Homem segurando uma bola em um campo de futebol

Fenômeno SAF de gestão de clubes chega ao Brasil

Após dois anos de lei, modelo SAF vira tendência e muda a dinâmica de administração dos clubes

Os clubes de futebol brasileiros passam por reformas administrativas a partir de uma nova legislação que permite a exploração comercial com fins lucrativos. Até o momento, pelo menos 24 clubes já viraram o que vem sendo chamado de Sociedade Anônima de Futebol (SAF). Mas, afinal, você sabe o que é SAF e o que isso pode impactar nos clubes? A Lei 14.193/2021, mais conhecida como Lei da SAF, está em vigor no Brasil desde agosto de 2021 e possibilita a transformação de clubes em sociedades anônimas. Desde então, diversos times brasileiros aderiram à SAF, entre eles estão Bahia, Botafogo, Cruzeiro e Vasco. Entretanto, muitos aspectos sobre as mudanças ainda são desconhecidos pelo público.

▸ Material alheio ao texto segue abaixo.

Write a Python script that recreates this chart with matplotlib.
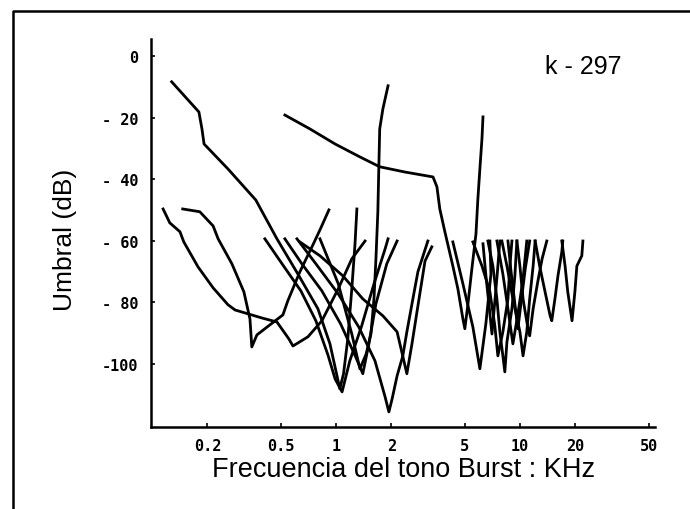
import matplotlib
matplotlib.use('Agg')
import matplotlib.pyplot as plt
from matplotlib.lines import Line2D


# ------------------------------
# Datos: curvas de sintonía (frecuencia en kHz, umbral en dB)
# ------------------------------
c1_f = [0.128, 0.180, 0.187, 0.192, 0.259, 0.367, 0.478, 0.621, 0.798, 0.928, 1.00, 1.05, 1.10, 1.16, 1.22, 1.27, 1.30]
c1_db = [-8.4, -18.2, -23.7, -28.6, -36.7, -46.8, -59.4, -70.8, -82.1, -93.5, -102.3, -108.1, -103.2, -91.9, -75.6, -61.0, -49.7]

c2_f = [0.115, 0.125, 0.142, 0.149, 0.178, 0.215, 0.259, 0.283, 0.396, 0.478, 0.555, 0.584, 0.705, 0.839, 1.03, 1.22, 1.44]
c2_db = [-49.7, -54.2, -57.1, -60.4, -68.5, -75.3, -80.8, -82.5, -85.1, -86.4, -91.9, -94.2, -91.2, -86.0, -75.6, -65.9, -60.1]

c3_f = [0.147, 0.182, 0.215, 0.229, 0.272, 0.316, 0.341, 0.349, 0.372, 0.417, 0.515, 0.548, 0.637, 0.759, 0.829, 0.916]
c3_db = [-49.7, -50.6, -55.2, -59.4, -67.5, -76.6, -85.4, -94.5, -90.6, -88.3, -84.1, -79.5, -70.1, -60.7, -55.8, -50.0]

c4_f = [0.411, 0.515, 0.645, 0.778, 0.905, 0.99, 1.08, 1.19, 1.38, 1.61, 1.85, 1.92]
c4_db = [-59.4, -67.9, -76.3, -86.0, -97.1, -104.9, -109.1, -99.0, -87.7, -74.0, -62.7, -59.4]

c5_f = [0.528, 0.653, 0.839, 1.06, 1.28, 1.40, 1.51, 1.65, 1.89, 2.15]
c5_db = [-59.4, -67.5, -76.3, -87.0, -97.7, -103.2, -93.5, -80.5, -67.5, -60.1]

c6_f = [0.614, 0.778, 1.03, 1.33, 1.63, 1.85, 1.94, 2.02, 2.15, 2.31, 2.43, 2.62, 2.79, 3.16]
c6_db = [-59.4, -67.5, -77.3, -88.0, -99.0, -110.7, -115.6, -111.4, -103.9, -97.4, -89.6, -78.9, -70.1, -60.1]

c7_f = [0.637, 0.819, 1.09, 1.40, 1.80, 2.15, 2.28, 2.43, 2.59, 2.79, 3.05, 3.32]
c7_db = [-60.4, -64.9, -71.4, -78.9, -84.4, -89.6, -96.1, -103.2, -93.5, -81.2, -66.6, -62.0]

c8_f = [0.819, 1.03, 1.22, 1.35, 1.46, 1.55, 1.61, 1.65, 1.69, 1.71, 1.73, 1.80, 1.92]
c8_db = [-59.4, -74.0, -90.3, -101.6, -96.8, -90.3, -78.9, -65.9, -50.6, -36.7, -23.7, -17.2, -9.7]

c9_f = [0.528, 0.722, 0.99, 1.35, 1.73, 2.37, 3.37, 3.54, 3.67, 3.91, 4.32, 4.60, 4.90, 5.02,
        5.22, 5.48, 5.77, 5.91, 6.06, 6.22, 6.30]
c9_db = [-19.2, -23.7, -28.6, -32.8, -36.0, -37.7, -39.3, -42.5, -49.7, -57.1, -68.2, -75.6, -85.4, -88.6,
         -80.5, -69.2, -57.8, -46.4, -36.7, -26.9, -19.8]

c10_f = [4.32, 4.90, 5.55, 6.06, 6.53, 6.96, 6.87]
c10_db = [-60.4, -74.0, -88.0, -101.6, -87.0, -70.8, -60.1]

c11_f = [5.55, 6.22, 6.87, 7.31, 7.59, 8.08, 8.61, 8.82, 9.05]
c11_db = [-60.4, -68.2, -76.6, -87.7, -97.4, -89.6, -78.9, -68.2, -60.1]

c12_f = [6.70, 7.13, 7.50, 7.78, 8.08, 8.28, 8.50, 9.05, 9.39, 9.63]
c12_db = [-60.1, -68.2, -78.9, -89.6, -97.4, -102.6, -92.9, -82.1, -71.4, -60.1]

c13_f = [7.98, 8.50, 9.16, 10.0, 10.4, 10.9, 11.3, 11.8, 12.1]
c13_db = [-60.1, -68.2, -78.9, -89.6, -97.4, -89.6, -78.9, -68.2, -60.1]

c14_f = [9.63, 10.0, 10.4, 11.0, 11.3, 11.8, 12.5, 13.2, 14.0]
c14_db = [-60.1, -68.2, -78.9, -87.7, -90.9, -82.1, -73.4, -65.9, -60.1]

c15_f = [12.1, 12.8, 13.7, 14.6, 14.9, 15.5, 16.1, 16.9, 17.1]
c15_db = [-60.1, -68.2, -76.6, -84.4, -86.0, -78.9, -71.4, -63.6, -60.1]

c16_f = [16.9, 17.6, 18.2, 19.2, 19.9, 20.4, 21.7, 22.0]
c16_db = [-60.1, -68.2, -76.6, -86.0, -76.6, -68.2, -64.9, -60.1]

c17_f = [7.50, 8.08, 8.61, 9.16, 9.75, 10.4, 10.9]
c17_db = [-60.1, -70.8, -82.1, -93.5, -83.8, -72.4, -60.1]

c18_f = [8.61, 8.95, 9.39, 9.75, 10.2, 10.7, 11.3]
c18_db = [-60.1, -70.0, -80.5, -88.6, -79.0, -69.0, -60.1]

c19_f = [6.30, 6.55, 6.85, 7.05, 7.30, 7.55, 7.78]
c19_db = [-61.0, -72.0, -83.0, -90.3, -80.0, -70.0, -60.1]

curves = [(c1_f, c1_db), (c2_f, c2_db), (c3_f, c3_db), (c4_f, c4_db), (c5_f, c5_db),
          (c6_f, c6_db), (c7_f, c7_db), (c8_f, c8_db), (c9_f, c9_db), (c10_f, c10_db),
          (c11_f, c11_db), (c12_f, c12_db), (c13_f, c13_db), (c14_f, c14_db),
          (c15_f, c15_db), (c16_f, c16_db), (c17_f, c17_db), (c18_f, c18_db), (c19_f, c19_db)]

x_ticks = [0.2, 0.5, 1, 2, 5, 10, 20, 50]
x_labels = ['0.2', '0.5', '1', '2', '5', '10', '20', '50']
y_ticks = [0, -20, -40, -60, -80, -100]
y_labels = ['0', '- 20', '- 40', '- 60', '- 80', '-100']


# ------------------------------
# Gráfico
# ------------------------------
fig = plt.figure(figsize=(6.9, 5.1), dpi=100)
ax = fig.add_axes([0.2188, 0.1608, 0.7304, 0.7608])

for f, db in curves:
    ax.plot(f, db, color='black', linewidth=2.0, solid_joinstyle='round')

ax.set_xscale('log')
ax.set_xlim(0.0988, 54.2)
ax.set_ylim(-120.5, 5.5)

ax.set_xticks(x_ticks)
ax.set_xticklabels(x_labels)
ax.xaxis.set_minor_locator(matplotlib.ticker.NullLocator())
ax.set_yticks(y_ticks)
ax.set_yticklabels(y_labels)

for lab in ax.get_xticklabels() + ax.get_yticklabels():
    lab.set_fontfamily('DejaVu Sans Mono')
    lab.set_fontweight('bold')
    lab.set_fontsize(11)

ax.tick_params(direction='in', length=3, width=1.2, pad=8, colors='black')
ax.tick_params(axis='y', pad=9)

for side in ['top', 'right']:
    ax.spines[side].set_visible(False)
for side in ['left', 'bottom']:
    ax.spines[side].set_linewidth(1.8)

fig.text(0.0942, 0.529, 'Umbral (dB)', rotation=90, ha='center', va='center',
         fontsize=19, family='Liberation Sans')
fig.text(0.5855, 0.0784, 'Frecuencia del tono Burst : KHz', ha='center', va='center',
         fontsize=19.5, family='Liberation Sans')
fig.text(0.845, 0.869, 'k - 297', ha='center', va='center',
         fontsize=18, family='Liberation Sans')

# marco de la figura (solo arriba e izquierda)
fig.add_artist(Line2D([0.019, 0.019, 1.0], [0.0, 0.976, 0.976],
                      transform=fig.transFigure, color='black', linewidth=1.8))

fig.savefig('out.png', dpi=100, facecolor='white')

O que é SAF e qual a diferença para associação civil?

A SAF é uma empresa na qual a atividade principal consiste na prática do futebol em competições profissionais com o intuito de gerar fins monetários, diferentemente dos clubes tradicionais, que, por sua maioria, não possuem fins lucrativos.

Antes da SAF, grande parte dos clubes no Brasil eram associações civis. Isso significa que as equipes de futebol eram geridas por um grupo de sócios, que elegiam um presidente e um Conselho Deliberativo. Neste caso, o presidente do clube e seus sócios são proibidos de vender qualquer parte do clube para obtenção de lucro.

Uma vez transformado em SAF, o clube é limitado a vender até 90% das ações, mantendo 10% vinculado ao clube social, visando assim aos lucros e se tornando um clube-empresa, como explica o advogado e professor do curso de Direito Mateus de Moura Ferreira, da Pontifícia Universidade Católica de Minas Gerais (PUC Minas). “Pela lei da SAF, essa parte mantida com a associação não tem funções administrativas, justamente para que você possa entregar a gestão do futebol para a atividade empresarial. Então, se a gestão do futebol fica com a atividade empresarial e você dá autonomia para que eles possam tomar as melhores decisões possíveis, é uma questão de organização que trabalha com toda estrutura do futebol. E aí eu vejo que é a melhor forma possível para que os vícios que existem nas associações, os problemas de conselho, não possam interferir na gestão da SAF.”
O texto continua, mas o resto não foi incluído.